Ich befürchtete das Schlimmste. »Was soll mit Burak sein?«
War er sauer? Hasste er mich? Natürlich tat er es.

Sie legte den Kopf schief und versuchte es aus meiner Reaktion schlau zu werden. »Er hat sich selbst verurteilt. Von wegen war klar, dass sie das macht und er sei so dumm und hätte es vorher merken sollen. Keine Ahnung. Er war eher wütend auf sich.«
»Ist doch klar, dass ihr Lover so reagiert«, schnalzte Fatih abwertend mit der Zunge.
Liana war plötzlich voller Elan. »Ihr was!?« Sie blickte hysterisch von mir zu Fatih.
»Du spinnst doch«, redete ich etwas zu schnell. »Nur weil du ihn nicht leiden kannst, brauchst du so etwas nicht in die Welt setzten.«

Sie sah noch weiter abwechselnd zu uns beiden. Wenn sie jetzt irgendein Wort darüber verliert, wie immer, dass ich und Fatih das "perfekte Paar" abgeben würden, könnte ich nicht dafür garantieren, sie nicht aus dem Fenster zu katapultieren.
Ich bückte mich, nahm dir Lampe wieder in dir Hand, die gerade unbrauchbar geworden war und deutete auf die Beiden. »Ehrlich, geht.«

Ich hatte gestern nicht umsonst jemanden "verlassen", um gleich zwei Personen in diese Scheiße reinzuziehen. »Oder ich schreie und alle wachen auf.«
»Und«, fügte Liana schadenfroh hinzu. »Burak kriegt morgen mit, wo du dich befindest.«
Fatih blickte sie schockiert an, als könne er nicht glauben, dass das nicht gerade von ihr kam. »Vielleicht ist es doch gut, dass ich dich mitgenommen habe.«
»Ist das dein verdammter ernst?«, fragte ich sie verblüfft.

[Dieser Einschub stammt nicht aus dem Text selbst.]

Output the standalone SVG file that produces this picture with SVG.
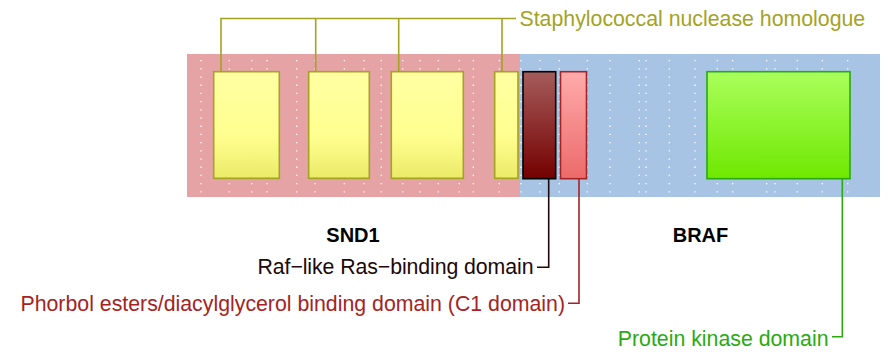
<svg xmlns="http://www.w3.org/2000/svg" width="888" height="358" viewBox="0 0 888 358">
<style>
.dot{stroke:#ffffff;stroke-width:1.3;stroke-dasharray:1.3 6.9;fill:none}
.lbl{font-family:"Liberation Sans",Arial,sans-serif;font-size:21.3px}
.title{font-family:"Liberation Sans",Arial,sans-serif;font-size:20px;font-weight:bold;fill:#000;text-anchor:middle}
.conn{fill:none;stroke-width:1.6}
</style>
<defs>
<linearGradient id="gY" x1="0" y1="0" x2="0" y2="1"><stop offset="0" stop-color="#ffffa3"/><stop offset="0.6" stop-color="#ffff90"/><stop offset="1" stop-color="#ecea68"/></linearGradient>
<linearGradient id="gD" x1="0" y1="0" x2="0" y2="1"><stop offset="0" stop-color="#a65c5c"/><stop offset="1" stop-color="#740000"/></linearGradient>
<linearGradient id="gP" x1="0" y1="0" x2="0" y2="1"><stop offset="0" stop-color="#ffabab"/><stop offset="1" stop-color="#ec6a6a"/></linearGradient>
<linearGradient id="gG" x1="0" y1="0" x2="0" y2="1"><stop offset="0" stop-color="#aaff5c"/><stop offset="1" stop-color="#6ee800"/></linearGradient>
</defs>
<g id="SND1">
<rect x="187" y="54" width="333" height="143" fill="#e5a3a5"/>
<g class="dot">
<path d="M201 60V195M229.3 60V195M251.7 60V195M267 60V195M296.7 60V195M315 60V195M344.3 60V195M364 60V195M381.3 60V195M402.7 60V195M420 60V195M438.3 60V195M459.3 60V195M473.3 60V195M499.3 60V195"/>
</g>
<text class="title" x="353" y="241.7">SND1</text>
</g>
<g id="BRAF">
<rect x="520" y="54" width="360" height="143" fill="#a8c4e4"/>
<g class="dot">
<path d="M521 60V195M540 60V195M559.3 60V195M587.3 60V195M610 60V195M639.3 60V195M646 60V195M669.3 60V195M695 60V195M717.3 60V195M732.7 60V195M766.7 60V195M775 60V195M797.3 60V195M822.3 60V195M847.7 60V195"/>
</g>
<text class="title" x="700.5" y="241.7">BRAF</text>
</g>
<g id="connectors">
<path class="conn" stroke="#a3a324" d="M221 72V18.5H516M315.7 18.5V72M398.7 18.5V72M502 18.5V72"/>
<path class="conn" stroke="#200808" d="M548.7 179V267.3H537"/>
<path class="conn" stroke="#a52323" d="M579 179V303.3H568"/>
<path class="conn" stroke="#2aaa10" d="M842.3 179V336.7H832"/>
</g>
<g id="snase1"><rect x="213.7" y="71.7" width="65.6" height="106.6" fill="url(#gY)" stroke="#a3a324" stroke-width="1.6"/></g>
<g id="snase2"><rect x="308.7" y="71.7" width="60.6" height="106.6" fill="url(#gY)" stroke="#a3a324" stroke-width="1.6"/></g>
<g id="snase3"><rect x="391.3" y="71.7" width="72" height="106.6" fill="url(#gY)" stroke="#a3a324" stroke-width="1.6"/></g>
<g id="snase4"><rect x="494.7" y="71.7" width="23.3" height="106.6" fill="url(#gY)" stroke="#a3a324" stroke-width="1.6"/></g>
<g id="rbd"><rect x="523" y="71.7" width="32.7" height="107" fill="url(#gD)" stroke="#000" stroke-width="1.6"/></g>
<g id="c1"><rect x="560.5" y="71.7" width="26" height="107" fill="url(#gP)" stroke="#a52323" stroke-width="1.6"/></g>
<g id="kinase"><rect x="707" y="71.7" width="143" height="107" fill="url(#gG)" stroke="#2aaa10" stroke-width="1.6"/></g>
<g id="labels">
<text class="lbl" x="519.5" y="26" fill="#a3a324">Staphylococcal nuclease homologue</text>
<text class="lbl" x="533.5" y="274" fill="#200808" text-anchor="end" textLength="276" lengthAdjust="spacing">Raf−like Ras−binding domain</text>
<text class="lbl" x="565" y="311" fill="#a52323" text-anchor="end">Phorbol esters/diacylglycerol binding domain (C1 domain)</text>
<text class="lbl" x="828.5" y="345.5" fill="#2aaa10" text-anchor="end">Protein kinase domain</text>
</g>
</svg>
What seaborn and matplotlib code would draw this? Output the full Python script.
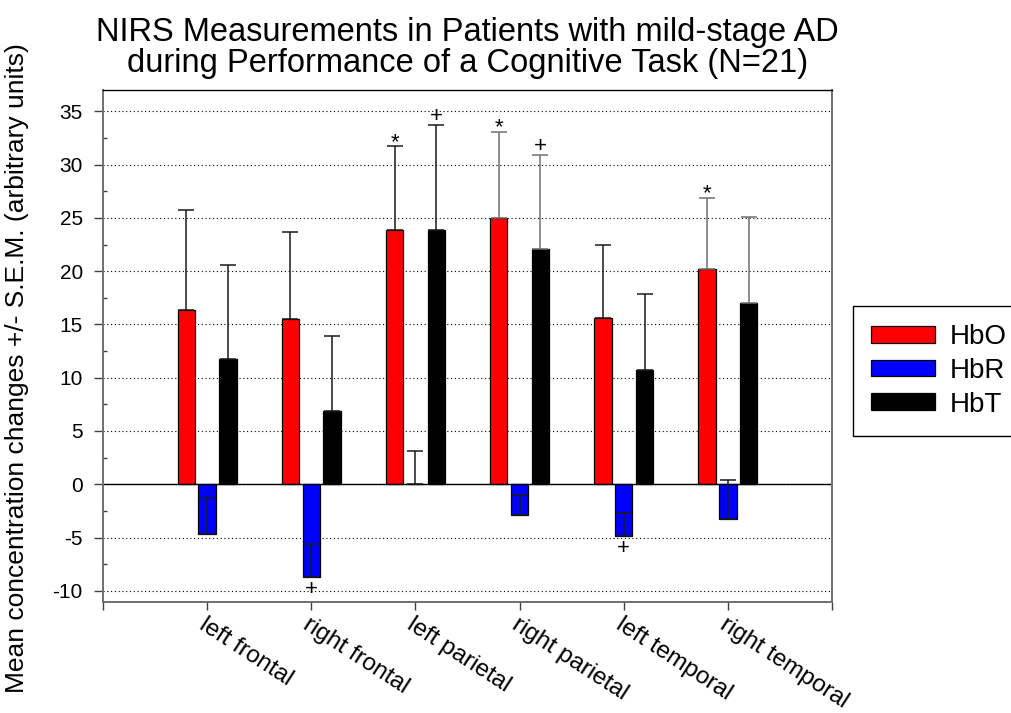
import matplotlib
matplotlib.use("Agg")
import matplotlib.pyplot as plt
from matplotlib.ticker import MultipleLocator
import numpy as np
import pandas as pd
import seaborn as sns

# Cortical regions and NIRS signals
regions = ["left frontal", "right frontal", "left parietal",
           "right parietal", "left temporal", "right temporal"]
signals = ["HbO", "HbR", "HbT"]

# Mean concentration changes (arbitrary units)
hbo = [16.4, 15.5, 23.9, 25.0, 15.6, 20.2]
hbr = [-4.7, -8.7, 0.0, -2.9, -4.9, -3.3]
hbt = [11.8, 6.9, 23.9, 22.1, 10.7, 17.0]

# Standard errors of the mean
hbo_sem = [9.3, 8.2, 7.8, 8.1, 6.9, 6.7]
hbr_sem = [3.4, 3.1, 3.1, 1.9, 2.2, 3.7]
hbt_sem = [8.8, 7.0, 9.8, 8.8, 7.2, 8.1]

# Significance marks
hbo_sig = ["", "", "*", "*", "", "*"]
hbr_sig = ["", "+", "", "", "+", ""]
hbt_sig = ["", "", "+", "+", "", ""]

means = {"HbO": hbo, "HbR": hbr, "HbT": hbt}
sems = {"HbO": hbo_sem, "HbR": hbr_sem, "HbT": hbt_sem}
sigs = {"HbO": hbo_sig, "HbR": hbr_sig, "HbT": hbt_sig}

df = pd.DataFrame({
    "region": np.repeat([regions], 3, axis=0).ravel(),
    "signal": np.repeat(signals, len(regions)),
    "value": hbo + hbr + hbt,
})

palette = {"HbO": "#ff0000", "HbR": "#0000ff", "HbT": "#000000"}
err_colors = {"HbO": ["k", "k", "k", "#707070", "k", "#707070"],
              "HbR": ["k"] * 6,
              "HbT": ["k", "k", "k", "#707070", "k", "#707070"]}

sns.set_theme(style="white")
plt.rcParams["font.family"] = ["Liberation Sans", "DejaVu Sans"]
plt.rcParams["axes.unicode_minus"] = False
plt.rcParams["text.color"] = "black"
plt.rcParams["axes.labelcolor"] = "black"
plt.rcParams["xtick.labelcolor"] = "black"
plt.rcParams["ytick.labelcolor"] = "black"

fig = plt.figure(figsize=(10.12, 7.13), dpi=100)
ax = fig.add_axes([103 / 1012, 1 - 601.5 / 713, 729 / 1012, 511.5 / 713])

sns.barplot(data=df, x="region", y="value", hue="signal", order=regions,
            hue_order=signals, palette=palette, width=0.6, gap=0.17,
            errorbar=None, edgecolor="black", linewidth=0.9, saturation=1,
            ax=ax, zorder=2)

# One-sided (+) error bars and significance marks
for cont, sig_name in zip(ax.containers, signals):
    vals, errs, marks = means[sig_name], sems[sig_name], sigs[sig_name]
    for bar, v, e, m, c in zip(cont, vals, errs, marks, err_colors[sig_name]):
        xc = bar.get_x() + bar.get_width() / 2
        ax.errorbar([xc], [v], yerr=[[0], [e]], fmt="none", ecolor=c,
                    elinewidth=1.1, capsize=5.6, capthick=1.1, zorder=3)
        if not m:
            continue
        if v >= 0:
            off = 3 if m == "*" else 6
            ax.annotate(m, (xc, v + e), xytext=(0, off), textcoords="offset points",
                        ha="center", va="center", fontsize=16, color="black")
        else:
            ax.annotate(m, (xc, v), xytext=(0, -9), textcoords="offset points",
                        ha="center", va="center", fontsize=16, color="black")

ax.axhline(0, color="black", lw=1.0, zorder=2.5)

# Axes limits and ticks
ax.set_xlim(-1, 6)
ax.set_ylim(-11, 37)
ax.set_xticks(range(-1, 7))
ax.set_xticklabels([""] + regions + [""], rotation=-33, ha="left", va="top",
                   rotation_mode="anchor", fontsize=17.5, color="black")
ax.yaxis.set_major_locator(MultipleLocator(5))
ax.yaxis.set_minor_locator(MultipleLocator(2.5))
ax.tick_params(axis="y", which="major", direction="out", length=6.5, width=1,
               color="#404040", labelcolor="black", labelsize=15, pad=8, left=True)
ax.tick_params(axis="y", which="minor", direction="in", length=3, width=1,
               color="#404040", left=True)
ax.tick_params(axis="x", which="major", direction="out", length=6, width=1,
               color="#404040", labelcolor="black", pad=3, bottom=True)

ax.set_axisbelow(True)
ax.yaxis.grid(True, which="major", color="black", linestyle=(0, (1, 2.4)), lw=0.8)
ax.xaxis.grid(False)

for side in ["left", "right", "bottom"]:
    ax.spines[side].set_color("#707070")
    ax.spines[side].set_linewidth(1.4)
ax.spines["top"].set_color("black")
ax.spines["top"].set_linewidth(1.0)

ax.set_xlabel("")
ax.set_ylabel("Mean concentration changes +/- S.E.M. (arbitrary units)",
              fontsize=19, color="black")
ax.yaxis.set_label_coords(-0.101, 0.456)

ax.set_title("NIRS Measurements in Patients with mild-stage AD\n"
             "during Performance of a Cognitive Task (N=21)",
             fontsize=23.5, pad=13, linespacing=1.0, color="black")

# Legend on the right side of the figure
handles, labels = ax.get_legend_handles_labels()
ax.get_legend().remove()
leg = ax.legend(handles, labels, loc="upper left",
                bbox_to_anchor=(853 / 1012, 1 - 306 / 713),
                bbox_transform=fig.transFigure, borderaxespad=0,
                frameon=True, fancybox=False, framealpha=1, edgecolor="black",
                fontsize=20, handlelength=2.3, handleheight=0.55,
                handletextpad=0.55, labelspacing=0.28, borderpad=0.65)
leg.get_frame().set_linewidth(1.0)
for t in leg.get_texts():
    t.set_color("black")

fig.savefig("out.png", dpi=100)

Sie biss sich auf die Zunge und zuckte dann mit der Schulter. »Wenn es sein muss.«
Ich musste auflachen. »Eine tolle Hilfe seid ihr mir!«
»Aslı, du weißt nicht, was passiert ist. Karahan ist aufgetaucht und hat Burak mit Fragen gestochtert. Er soll wohl auch bei Kaan gewesen sein und mit ihm reden wollen.«
»Was?« Mein Herz rutschte mir in die Hose. »Wie kam er dazu?«
Konnte es sein, dass er so in größerer Schwierigkeiten war? Wieso konnte er nicht einmal still bleiben?